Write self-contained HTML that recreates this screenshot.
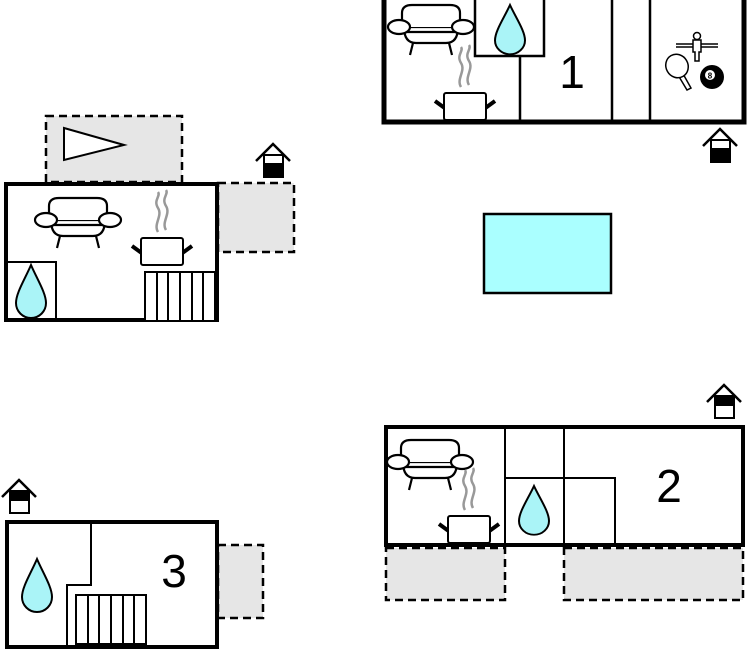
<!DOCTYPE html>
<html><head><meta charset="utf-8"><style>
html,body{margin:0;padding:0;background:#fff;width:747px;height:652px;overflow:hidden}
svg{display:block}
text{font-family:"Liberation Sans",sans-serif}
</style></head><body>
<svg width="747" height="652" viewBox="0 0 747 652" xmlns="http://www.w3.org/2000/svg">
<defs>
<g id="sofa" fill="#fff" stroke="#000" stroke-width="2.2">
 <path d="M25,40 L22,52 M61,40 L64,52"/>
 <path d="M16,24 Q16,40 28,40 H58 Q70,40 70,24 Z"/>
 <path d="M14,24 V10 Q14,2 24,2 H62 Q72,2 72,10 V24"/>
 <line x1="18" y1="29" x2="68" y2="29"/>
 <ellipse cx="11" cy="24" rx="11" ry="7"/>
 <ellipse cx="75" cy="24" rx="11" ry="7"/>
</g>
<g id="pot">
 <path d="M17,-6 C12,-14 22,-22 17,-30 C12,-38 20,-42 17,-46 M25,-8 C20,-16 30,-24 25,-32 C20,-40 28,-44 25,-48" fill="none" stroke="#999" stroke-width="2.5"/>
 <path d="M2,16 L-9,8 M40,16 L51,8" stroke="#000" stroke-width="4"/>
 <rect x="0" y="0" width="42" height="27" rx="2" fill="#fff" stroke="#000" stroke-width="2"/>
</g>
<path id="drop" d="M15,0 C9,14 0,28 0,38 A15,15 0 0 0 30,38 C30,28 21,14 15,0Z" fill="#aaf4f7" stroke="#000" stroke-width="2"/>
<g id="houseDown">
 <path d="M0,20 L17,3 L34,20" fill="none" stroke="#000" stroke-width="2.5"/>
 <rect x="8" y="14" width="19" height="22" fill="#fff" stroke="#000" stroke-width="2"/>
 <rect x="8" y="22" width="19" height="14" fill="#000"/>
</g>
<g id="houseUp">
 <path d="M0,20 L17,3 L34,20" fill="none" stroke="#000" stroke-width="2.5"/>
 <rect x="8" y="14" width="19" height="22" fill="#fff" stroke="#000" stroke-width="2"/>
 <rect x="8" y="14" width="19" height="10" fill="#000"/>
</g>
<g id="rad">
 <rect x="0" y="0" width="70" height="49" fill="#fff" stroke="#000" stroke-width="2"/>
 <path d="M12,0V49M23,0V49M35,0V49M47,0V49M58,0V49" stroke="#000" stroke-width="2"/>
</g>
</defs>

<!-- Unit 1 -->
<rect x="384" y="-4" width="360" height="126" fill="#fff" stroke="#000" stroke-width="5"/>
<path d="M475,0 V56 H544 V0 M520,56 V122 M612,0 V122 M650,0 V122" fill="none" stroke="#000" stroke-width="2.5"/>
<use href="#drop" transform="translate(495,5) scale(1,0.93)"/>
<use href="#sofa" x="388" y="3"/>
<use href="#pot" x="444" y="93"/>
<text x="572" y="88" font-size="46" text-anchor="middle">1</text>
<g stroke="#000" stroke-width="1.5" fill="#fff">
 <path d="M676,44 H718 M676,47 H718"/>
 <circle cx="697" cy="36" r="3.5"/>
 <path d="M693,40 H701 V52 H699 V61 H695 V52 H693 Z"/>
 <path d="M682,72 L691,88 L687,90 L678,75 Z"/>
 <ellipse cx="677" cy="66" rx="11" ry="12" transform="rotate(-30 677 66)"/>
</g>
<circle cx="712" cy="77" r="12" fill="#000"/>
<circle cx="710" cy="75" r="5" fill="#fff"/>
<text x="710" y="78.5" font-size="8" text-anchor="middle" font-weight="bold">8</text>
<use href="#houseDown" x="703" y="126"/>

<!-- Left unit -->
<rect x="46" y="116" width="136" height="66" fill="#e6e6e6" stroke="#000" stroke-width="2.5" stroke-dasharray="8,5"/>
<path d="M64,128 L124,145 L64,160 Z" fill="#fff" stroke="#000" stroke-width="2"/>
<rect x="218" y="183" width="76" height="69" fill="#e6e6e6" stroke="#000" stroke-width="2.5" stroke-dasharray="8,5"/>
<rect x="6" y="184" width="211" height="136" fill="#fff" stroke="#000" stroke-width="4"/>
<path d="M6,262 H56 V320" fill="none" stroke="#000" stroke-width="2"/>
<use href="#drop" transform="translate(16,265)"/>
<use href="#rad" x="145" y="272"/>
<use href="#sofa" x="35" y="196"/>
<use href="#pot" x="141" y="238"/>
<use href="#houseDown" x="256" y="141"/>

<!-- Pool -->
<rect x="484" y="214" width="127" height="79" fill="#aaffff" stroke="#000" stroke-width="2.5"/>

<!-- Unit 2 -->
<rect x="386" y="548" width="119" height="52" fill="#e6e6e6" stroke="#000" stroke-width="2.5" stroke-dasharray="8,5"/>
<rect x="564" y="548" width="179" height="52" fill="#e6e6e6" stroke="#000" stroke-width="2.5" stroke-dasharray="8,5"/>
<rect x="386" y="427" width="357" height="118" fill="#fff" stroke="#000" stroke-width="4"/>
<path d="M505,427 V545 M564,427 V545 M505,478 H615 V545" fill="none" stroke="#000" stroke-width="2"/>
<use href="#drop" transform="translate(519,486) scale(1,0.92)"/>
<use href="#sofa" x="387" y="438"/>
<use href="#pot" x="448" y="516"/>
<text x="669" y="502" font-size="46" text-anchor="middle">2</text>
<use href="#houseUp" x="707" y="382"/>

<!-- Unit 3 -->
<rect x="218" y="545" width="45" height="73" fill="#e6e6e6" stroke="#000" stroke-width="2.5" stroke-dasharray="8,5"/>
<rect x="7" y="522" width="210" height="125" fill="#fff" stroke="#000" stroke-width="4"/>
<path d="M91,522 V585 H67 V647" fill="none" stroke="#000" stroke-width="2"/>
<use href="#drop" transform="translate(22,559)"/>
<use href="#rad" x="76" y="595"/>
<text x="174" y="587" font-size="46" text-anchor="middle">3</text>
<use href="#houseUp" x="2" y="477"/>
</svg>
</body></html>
--*--
Print the listing above in full, exactly as written. Omit any pictures.

Write self-contained HTML that recreates this screenshot.
<!DOCTYPE html>
<html><head><meta charset="utf-8"><style>
html,body{margin:0;padding:0;background:#fff;width:747px;height:652px;overflow:hidden}
svg{display:block}
text{font-family:"Liberation Sans",sans-serif}
</style></head><body>
<svg width="747" height="652" viewBox="0 0 747 652" xmlns="http://www.w3.org/2000/svg">
<defs>
<g id="sofa" fill="#fff" stroke="#000" stroke-width="2.2">
 <path d="M25,40 L22,52 M61,40 L64,52"/>
 <path d="M16,24 Q16,40 28,40 H58 Q70,40 70,24 Z"/>
 <path d="M14,24 V10 Q14,2 24,2 H62 Q72,2 72,10 V24"/>
 <line x1="18" y1="29" x2="68" y2="29"/>
 <ellipse cx="11" cy="24" rx="11" ry="7"/>
 <ellipse cx="75" cy="24" rx="11" ry="7"/>
</g>
<g id="pot">
 <path d="M17,-6 C12,-14 22,-22 17,-30 C12,-38 20,-42 17,-46 M25,-8 C20,-16 30,-24 25,-32 C20,-40 28,-44 25,-48" fill="none" stroke="#999" stroke-width="2.5"/>
 <path d="M2,16 L-9,8 M40,16 L51,8" stroke="#000" stroke-width="4"/>
 <rect x="0" y="0" width="42" height="27" rx="2" fill="#fff" stroke="#000" stroke-width="2"/>
</g>
<path id="drop" d="M15,0 C9,14 0,28 0,38 A15,15 0 0 0 30,38 C30,28 21,14 15,0Z" fill="#aaf4f7" stroke="#000" stroke-width="2"/>
<g id="houseDown">
 <path d="M0,20 L17,3 L34,20" fill="none" stroke="#000" stroke-width="2.5"/>
 <rect x="8" y="14" width="19" height="22" fill="#fff" stroke="#000" stroke-width="2"/>
 <rect x="8" y="22" width="19" height="14" fill="#000"/>
</g>
<g id="houseUp">
 <path d="M0,20 L17,3 L34,20" fill="none" stroke="#000" stroke-width="2.5"/>
 <rect x="8" y="14" width="19" height="22" fill="#fff" stroke="#000" stroke-width="2"/>
 <rect x="8" y="14" width="19" height="10" fill="#000"/>
</g>
<g id="rad">
 <rect x="0" y="0" width="70" height="49" fill="#fff" stroke="#000" stroke-width="2"/>
 <path d="M12,0V49M23,0V49M35,0V49M47,0V49M58,0V49" stroke="#000" stroke-width="2"/>
</g>
</defs>

<!-- Unit 1 -->
<rect x="384" y="-4" width="360" height="126" fill="#fff" stroke="#000" stroke-width="5"/>
<path d="M475,0 V56 H544 V0 M520,56 V122 M612,0 V122 M650,0 V122" fill="none" stroke="#000" stroke-width="2.5"/>
<use href="#drop" transform="translate(495,5) scale(1,0.93)"/>
<use href="#sofa" x="388" y="3"/>
<use href="#pot" x="444" y="93"/>
<text x="572" y="88" font-size="46" text-anchor="middle">1</text>
<g stroke="#000" stroke-width="1.5" fill="#fff">
 <path d="M676,44 H718 M676,47 H718"/>
 <circle cx="697" cy="36" r="3.5"/>
 <path d="M693,40 H701 V52 H699 V61 H695 V52 H693 Z"/>
 <path d="M682,72 L691,88 L687,90 L678,75 Z"/>
 <ellipse cx="677" cy="66" rx="11" ry="12" transform="rotate(-30 677 66)"/>
</g>
<circle cx="712" cy="77" r="12" fill="#000"/>
<circle cx="710" cy="75" r="5" fill="#fff"/>
<text x="710" y="78.5" font-size="8" text-anchor="middle" font-weight="bold">8</text>
<use href="#houseDown" x="703" y="126"/>

<!-- Left unit -->
<rect x="46" y="116" width="136" height="66" fill="#e6e6e6" stroke="#000" stroke-width="2.5" stroke-dasharray="8,5"/>
<path d="M64,128 L124,145 L64,160 Z" fill="#fff" stroke="#000" stroke-width="2"/>
<rect x="218" y="183" width="76" height="69" fill="#e6e6e6" stroke="#000" stroke-width="2.5" stroke-dasharray="8,5"/>
<rect x="6" y="184" width="211" height="136" fill="#fff" stroke="#000" stroke-width="4"/>
<path d="M6,262 H56 V320" fill="none" stroke="#000" stroke-width="2"/>
<use href="#drop" transform="translate(16,265)"/>
<use href="#rad" x="145" y="272"/>
<use href="#sofa" x="35" y="196"/>
<use href="#pot" x="141" y="238"/>
<use href="#houseDown" x="256" y="141"/>

<!-- Pool -->
<rect x="484" y="214" width="127" height="79" fill="#aaffff" stroke="#000" stroke-width="2.5"/>

<!-- Unit 2 -->
<rect x="386" y="548" width="119" height="52" fill="#e6e6e6" stroke="#000" stroke-width="2.5" stroke-dasharray="8,5"/>
<rect x="564" y="548" width="179" height="52" fill="#e6e6e6" stroke="#000" stroke-width="2.5" stroke-dasharray="8,5"/>
<rect x="386" y="427" width="357" height="118" fill="#fff" stroke="#000" stroke-width="4"/>
<path d="M505,427 V545 M564,427 V545 M505,478 H615 V545" fill="none" stroke="#000" stroke-width="2"/>
<use href="#drop" transform="translate(519,486) scale(1,0.92)"/>
<use href="#sofa" x="387" y="438"/>
<use href="#pot" x="448" y="516"/>
<text x="669" y="502" font-size="46" text-anchor="middle">2</text>
<use href="#houseUp" x="707" y="382"/>

<!-- Unit 3 -->
<rect x="218" y="545" width="45" height="73" fill="#e6e6e6" stroke="#000" stroke-width="2.5" stroke-dasharray="8,5"/>
<rect x="7" y="522" width="210" height="125" fill="#fff" stroke="#000" stroke-width="4"/>
<path d="M91,522 V585 H67 V647" fill="none" stroke="#000" stroke-width="2"/>
<use href="#drop" transform="translate(22,559)"/>
<use href="#rad" x="76" y="595"/>
<text x="174" y="587" font-size="46" text-anchor="middle">3</text>
<use href="#houseUp" x="2" y="477"/>
</svg>
</body></html>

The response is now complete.